# Problem
Every entry must be duplicated precisely as written.

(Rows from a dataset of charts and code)
-------
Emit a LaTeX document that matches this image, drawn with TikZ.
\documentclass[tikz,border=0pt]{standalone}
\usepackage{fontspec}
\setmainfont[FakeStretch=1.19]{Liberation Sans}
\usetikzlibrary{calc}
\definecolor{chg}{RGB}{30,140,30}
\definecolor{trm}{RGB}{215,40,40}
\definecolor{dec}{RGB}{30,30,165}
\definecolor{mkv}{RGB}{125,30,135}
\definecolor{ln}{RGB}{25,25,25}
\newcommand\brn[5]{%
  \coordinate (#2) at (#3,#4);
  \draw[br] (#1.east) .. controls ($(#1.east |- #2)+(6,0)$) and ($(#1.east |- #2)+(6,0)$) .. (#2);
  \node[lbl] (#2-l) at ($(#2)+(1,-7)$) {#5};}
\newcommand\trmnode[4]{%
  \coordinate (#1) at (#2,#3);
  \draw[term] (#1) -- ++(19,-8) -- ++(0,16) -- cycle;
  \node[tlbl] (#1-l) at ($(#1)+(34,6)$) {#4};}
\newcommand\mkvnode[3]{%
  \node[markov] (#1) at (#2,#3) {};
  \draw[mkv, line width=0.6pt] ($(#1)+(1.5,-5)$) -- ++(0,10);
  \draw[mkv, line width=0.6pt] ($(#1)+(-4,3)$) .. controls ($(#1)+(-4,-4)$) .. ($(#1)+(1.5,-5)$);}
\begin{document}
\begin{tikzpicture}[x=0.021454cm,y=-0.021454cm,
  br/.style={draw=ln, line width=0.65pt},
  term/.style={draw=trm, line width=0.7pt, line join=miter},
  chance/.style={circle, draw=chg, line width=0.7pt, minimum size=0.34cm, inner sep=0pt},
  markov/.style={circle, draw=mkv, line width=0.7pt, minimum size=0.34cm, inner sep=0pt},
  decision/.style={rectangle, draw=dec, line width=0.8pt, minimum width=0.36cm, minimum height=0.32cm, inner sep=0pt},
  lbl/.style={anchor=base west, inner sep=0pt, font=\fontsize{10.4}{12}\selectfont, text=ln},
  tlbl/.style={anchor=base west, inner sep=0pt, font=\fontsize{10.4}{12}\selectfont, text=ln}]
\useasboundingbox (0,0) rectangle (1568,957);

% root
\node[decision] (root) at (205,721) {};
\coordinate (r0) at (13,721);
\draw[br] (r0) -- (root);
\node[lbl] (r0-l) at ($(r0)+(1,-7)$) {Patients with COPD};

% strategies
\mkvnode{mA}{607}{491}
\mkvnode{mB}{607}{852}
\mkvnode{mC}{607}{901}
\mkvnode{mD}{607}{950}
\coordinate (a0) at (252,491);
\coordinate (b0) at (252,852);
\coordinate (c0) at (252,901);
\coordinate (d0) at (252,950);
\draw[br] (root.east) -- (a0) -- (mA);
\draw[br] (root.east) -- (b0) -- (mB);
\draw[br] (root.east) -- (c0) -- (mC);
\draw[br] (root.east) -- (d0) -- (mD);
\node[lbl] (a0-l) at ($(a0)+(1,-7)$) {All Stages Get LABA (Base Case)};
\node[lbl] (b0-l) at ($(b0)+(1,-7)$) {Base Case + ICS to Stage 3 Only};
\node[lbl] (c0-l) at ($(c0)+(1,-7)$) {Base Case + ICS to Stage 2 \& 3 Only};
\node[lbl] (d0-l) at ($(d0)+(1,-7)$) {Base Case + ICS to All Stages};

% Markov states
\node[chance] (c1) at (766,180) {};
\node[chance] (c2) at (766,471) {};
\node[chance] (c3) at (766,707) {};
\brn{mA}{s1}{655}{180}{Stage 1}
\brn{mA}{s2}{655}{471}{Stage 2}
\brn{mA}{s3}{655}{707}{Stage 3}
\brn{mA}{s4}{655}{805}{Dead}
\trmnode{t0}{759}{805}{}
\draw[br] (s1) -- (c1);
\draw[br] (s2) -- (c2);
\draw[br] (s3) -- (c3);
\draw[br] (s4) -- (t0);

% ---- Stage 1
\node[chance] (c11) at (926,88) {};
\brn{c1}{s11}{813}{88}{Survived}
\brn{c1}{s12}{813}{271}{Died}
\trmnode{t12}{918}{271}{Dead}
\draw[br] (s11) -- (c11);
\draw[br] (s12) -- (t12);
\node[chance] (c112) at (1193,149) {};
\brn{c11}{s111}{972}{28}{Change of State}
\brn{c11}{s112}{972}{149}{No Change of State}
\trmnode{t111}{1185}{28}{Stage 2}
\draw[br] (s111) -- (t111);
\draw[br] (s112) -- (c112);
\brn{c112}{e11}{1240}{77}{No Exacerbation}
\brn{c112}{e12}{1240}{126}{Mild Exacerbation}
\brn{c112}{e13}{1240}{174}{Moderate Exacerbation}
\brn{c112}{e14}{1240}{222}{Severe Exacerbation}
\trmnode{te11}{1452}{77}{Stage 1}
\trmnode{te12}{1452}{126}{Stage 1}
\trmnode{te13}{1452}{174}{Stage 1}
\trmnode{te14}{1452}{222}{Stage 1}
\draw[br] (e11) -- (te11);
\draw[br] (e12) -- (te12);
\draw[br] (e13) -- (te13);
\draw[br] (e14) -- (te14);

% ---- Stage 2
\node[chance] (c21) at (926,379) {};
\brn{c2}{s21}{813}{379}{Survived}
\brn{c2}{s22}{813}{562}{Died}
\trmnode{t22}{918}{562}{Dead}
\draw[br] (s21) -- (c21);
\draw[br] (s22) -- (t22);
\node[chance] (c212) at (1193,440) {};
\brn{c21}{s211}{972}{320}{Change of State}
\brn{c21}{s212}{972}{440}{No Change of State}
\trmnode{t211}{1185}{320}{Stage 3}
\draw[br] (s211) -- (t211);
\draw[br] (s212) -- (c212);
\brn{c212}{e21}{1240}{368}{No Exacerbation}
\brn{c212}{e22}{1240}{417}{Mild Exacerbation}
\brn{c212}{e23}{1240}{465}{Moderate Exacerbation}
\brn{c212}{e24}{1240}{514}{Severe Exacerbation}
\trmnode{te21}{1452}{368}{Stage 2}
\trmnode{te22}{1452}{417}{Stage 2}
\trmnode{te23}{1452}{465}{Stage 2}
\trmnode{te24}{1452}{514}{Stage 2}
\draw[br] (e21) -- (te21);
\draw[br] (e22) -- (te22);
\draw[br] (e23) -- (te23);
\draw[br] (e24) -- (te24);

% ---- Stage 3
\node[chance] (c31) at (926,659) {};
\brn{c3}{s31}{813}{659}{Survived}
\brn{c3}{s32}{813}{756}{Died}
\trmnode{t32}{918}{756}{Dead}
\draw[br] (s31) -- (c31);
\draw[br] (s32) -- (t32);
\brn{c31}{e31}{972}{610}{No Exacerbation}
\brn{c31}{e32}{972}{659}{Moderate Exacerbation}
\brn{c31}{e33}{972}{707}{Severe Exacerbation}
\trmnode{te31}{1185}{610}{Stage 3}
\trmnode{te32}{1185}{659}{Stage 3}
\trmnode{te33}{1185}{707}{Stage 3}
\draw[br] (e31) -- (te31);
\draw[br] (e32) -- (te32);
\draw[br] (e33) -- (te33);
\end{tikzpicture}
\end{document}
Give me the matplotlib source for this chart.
-------
# Exercise output
Emit a LaTeX document that matches this image, drawn with TikZ.
\documentclass[tikz,border=0pt]{standalone}
\usepackage{fontspec}
\setmainfont[FakeStretch=1.19]{Liberation Sans}
\usetikzlibrary{calc}
\definecolor{chg}{RGB}{30,140,30}
\definecolor{trm}{RGB}{215,40,40}
\definecolor{dec}{RGB}{30,30,165}
\definecolor{mkv}{RGB}{125,30,135}
\definecolor{ln}{RGB}{25,25,25}
\newcommand\brn[5]{%
  \coordinate (#2) at (#3,#4);
  \draw[br] (#1.east) .. controls ($(#1.east |- #2)+(6,0)$) and ($(#1.east |- #2)+(6,0)$) .. (#2);
  \node[lbl] (#2-l) at ($(#2)+(1,-7)$) {#5};}
\newcommand\trmnode[4]{%
  \coordinate (#1) at (#2,#3);
  \draw[term] (#1) -- ++(19,-8) -- ++(0,16) -- cycle;
  \node[tlbl] (#1-l) at ($(#1)+(34,6)$) {#4};}
\newcommand\mkvnode[3]{%
  \node[markov] (#1) at (#2,#3) {};
  \draw[mkv, line width=0.6pt] ($(#1)+(1.5,-5)$) -- ++(0,10);
  \draw[mkv, line width=0.6pt] ($(#1)+(-4,3)$) .. controls ($(#1)+(-4,-4)$) .. ($(#1)+(1.5,-5)$);}
\begin{document}
\begin{tikzpicture}[x=0.021454cm,y=-0.021454cm,
  br/.style={draw=ln, line width=0.65pt},
  term/.style={draw=trm, line width=0.7pt, line join=miter},
  chance/.style={circle, draw=chg, line width=0.7pt, minimum size=0.34cm, inner sep=0pt},
  markov/.style={circle, draw=mkv, line width=0.7pt, minimum size=0.34cm, inner sep=0pt},
  decision/.style={rectangle, draw=dec, line width=0.8pt, minimum width=0.36cm, minimum height=0.32cm, inner sep=0pt},
  lbl/.style={anchor=base west, inner sep=0pt, font=\fontsize{10.4}{12}\selectfont, text=ln},
  tlbl/.style={anchor=base west, inner sep=0pt, font=\fontsize{10.4}{12}\selectfont, text=ln}]
\useasboundingbox (0,0) rectangle (1568,957);

% root
\node[decision] (root) at (205,721) {};
\coordinate (r0) at (13,721);
\draw[br] (r0) -- (root);
\node[lbl] (r0-l) at ($(r0)+(1,-7)$) {Patients with COPD};

% strategies
\mkvnode{mA}{607}{491}
\mkvnode{mB}{607}{852}
\mkvnode{mC}{607}{901}
\mkvnode{mD}{607}{950}
\coordinate (a0) at (252,491);
\coordinate (b0) at (252,852);
\coordinate (c0) at (252,901);
\coordinate (d0) at (252,950);
\draw[br] (root.east) -- (a0) -- (mA);
\draw[br] (root.east) -- (b0) -- (mB);
\draw[br] (root.east) -- (c0) -- (mC);
\draw[br] (root.east) -- (d0) -- (mD);
\node[lbl] (a0-l) at ($(a0)+(1,-7)$) {All Stages Get LABA (Base Case)};
\node[lbl] (b0-l) at ($(b0)+(1,-7)$) {Base Case + ICS to Stage 3 Only};
\node[lbl] (c0-l) at ($(c0)+(1,-7)$) {Base Case + ICS to Stage 2 \& 3 Only};
\node[lbl] (d0-l) at ($(d0)+(1,-7)$) {Base Case + ICS to All Stages};

% Markov states
\node[chance] (c1) at (766,180) {};
\node[chance] (c2) at (766,471) {};
\node[chance] (c3) at (766,707) {};
\brn{mA}{s1}{655}{180}{Stage 1}
\brn{mA}{s2}{655}{471}{Stage 2}
\brn{mA}{s3}{655}{707}{Stage 3}
\brn{mA}{s4}{655}{805}{Dead}
\trmnode{t0}{759}{805}{}
\draw[br] (s1) -- (c1);
\draw[br] (s2) -- (c2);
\draw[br] (s3) -- (c3);
\draw[br] (s4) -- (t0);

% ---- Stage 1
\node[chance] (c11) at (926,88) {};
\brn{c1}{s11}{813}{88}{Survived}
\brn{c1}{s12}{813}{271}{Died}
\trmnode{t12}{918}{271}{Dead}
\draw[br] (s11) -- (c11);
\draw[br] (s12) -- (t12);
\node[chance] (c112) at (1193,149) {};
\brn{c11}{s111}{972}{28}{Change of State}
\brn{c11}{s112}{972}{149}{No Change of State}
\trmnode{t111}{1185}{28}{Stage 2}
\draw[br] (s111) -- (t111);
\draw[br] (s112) -- (c112);
\brn{c112}{e11}{1240}{77}{No Exacerbation}
\brn{c112}{e12}{1240}{126}{Mild Exacerbation}
\brn{c112}{e13}{1240}{174}{Moderate Exacerbation}
\brn{c112}{e14}{1240}{222}{Severe Exacerbation}
\trmnode{te11}{1452}{77}{Stage 1}
\trmnode{te12}{1452}{126}{Stage 1}
\trmnode{te13}{1452}{174}{Stage 1}
\trmnode{te14}{1452}{222}{Stage 1}
\draw[br] (e11) -- (te11);
\draw[br] (e12) -- (te12);
\draw[br] (e13) -- (te13);
\draw[br] (e14) -- (te14);

% ---- Stage 2
\node[chance] (c21) at (926,379) {};
\brn{c2}{s21}{813}{379}{Survived}
\brn{c2}{s22}{813}{562}{Died}
\trmnode{t22}{918}{562}{Dead}
\draw[br] (s21) -- (c21);
\draw[br] (s22) -- (t22);
\node[chance] (c212) at (1193,440) {};
\brn{c21}{s211}{972}{320}{Change of State}
\brn{c21}{s212}{972}{440}{No Change of State}
\trmnode{t211}{1185}{320}{Stage 3}
\draw[br] (s211) -- (t211);
\draw[br] (s212) -- (c212);
\brn{c212}{e21}{1240}{368}{No Exacerbation}
\brn{c212}{e22}{1240}{417}{Mild Exacerbation}
\brn{c212}{e23}{1240}{465}{Moderate Exacerbation}
\brn{c212}{e24}{1240}{514}{Severe Exacerbation}
\trmnode{te21}{1452}{368}{Stage 2}
\trmnode{te22}{1452}{417}{Stage 2}
\trmnode{te23}{1452}{465}{Stage 2}
\trmnode{te24}{1452}{514}{Stage 2}
\draw[br] (e21) -- (te21);
\draw[br] (e22) -- (te22);
\draw[br] (e23) -- (te23);
\draw[br] (e24) -- (te24);

% ---- Stage 3
\node[chance] (c31) at (926,659) {};
\brn{c3}{s31}{813}{659}{Survived}
\brn{c3}{s32}{813}{756}{Died}
\trmnode{t32}{918}{756}{Dead}
\draw[br] (s31) -- (c31);
\draw[br] (s32) -- (t32);
\brn{c31}{e31}{972}{610}{No Exacerbation}
\brn{c31}{e32}{972}{659}{Moderate Exacerbation}
\brn{c31}{e33}{972}{707}{Severe Exacerbation}
\trmnode{te31}{1185}{610}{Stage 3}
\trmnode{te32}{1185}{659}{Stage 3}
\trmnode{te33}{1185}{707}{Stage 3}
\draw[br] (e31) -- (te31);
\draw[br] (e32) -- (te32);
\draw[br] (e33) -- (te33);
\end{tikzpicture}
\end{document}
Give me the matplotlib source for this chart.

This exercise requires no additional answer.